What is your proudest professional achievement?
I think to have such a good brand like Baxter is phenomenal. I’m proud that we’ve been with them for 10 years now, and it’s still going strong — it’s one of our best selling brands. To be able to keep a partnership for a decade is something I consider really good. It’s also a sign of mutual respect, because they have choices. In business you need to keep good relationships.
What are the most important traits of a leader?
You need to balance between having compassion, and having authority. It’s an art in itself, and not many people have it. You need to play it well between the two traits.
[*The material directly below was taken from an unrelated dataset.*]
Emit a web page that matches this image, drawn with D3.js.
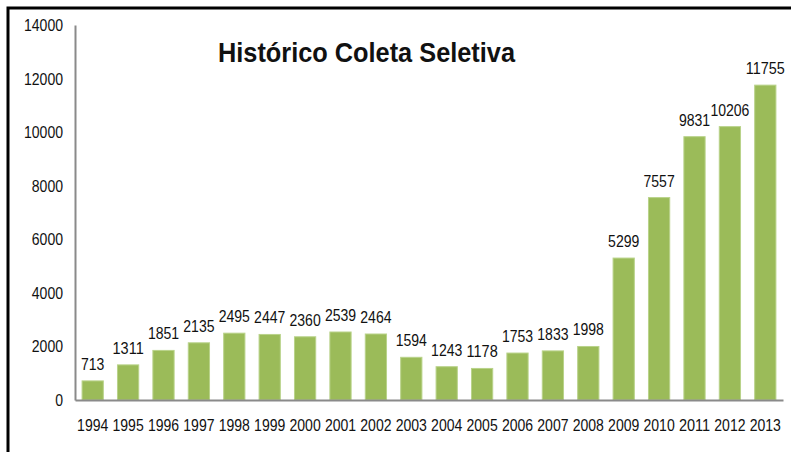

Is there a secret to work-life balance?
To answer that, you have to know yourself. Know who you are and what your purpose of life is. What’s meaningful to you? Once you know the answer, the balance comes automatically. You won’t need to have a timetable. If you can understand the life you want to have, things are so easy to balance. Often people cannot balance because they are living the dream of someone else. They’re putting society’s expectations on themselves. Do you see the difference
What’s your idea of the perfect day?
A good night’s sleep. An ideal day is one where you’ve had seven or eight hours of sleep, and you’re not sick. That’s the perfect day — what else? A day like that would allow me to do so many things.
What advice would you give your past self?
Don’t even think about the future. Just be present. I spent most of my life worrying too much. If I could go back I would just say just be in the now. I look back and think what was I worrying about? There’s nothing to worry about. Things happen, and life takes its own course over time.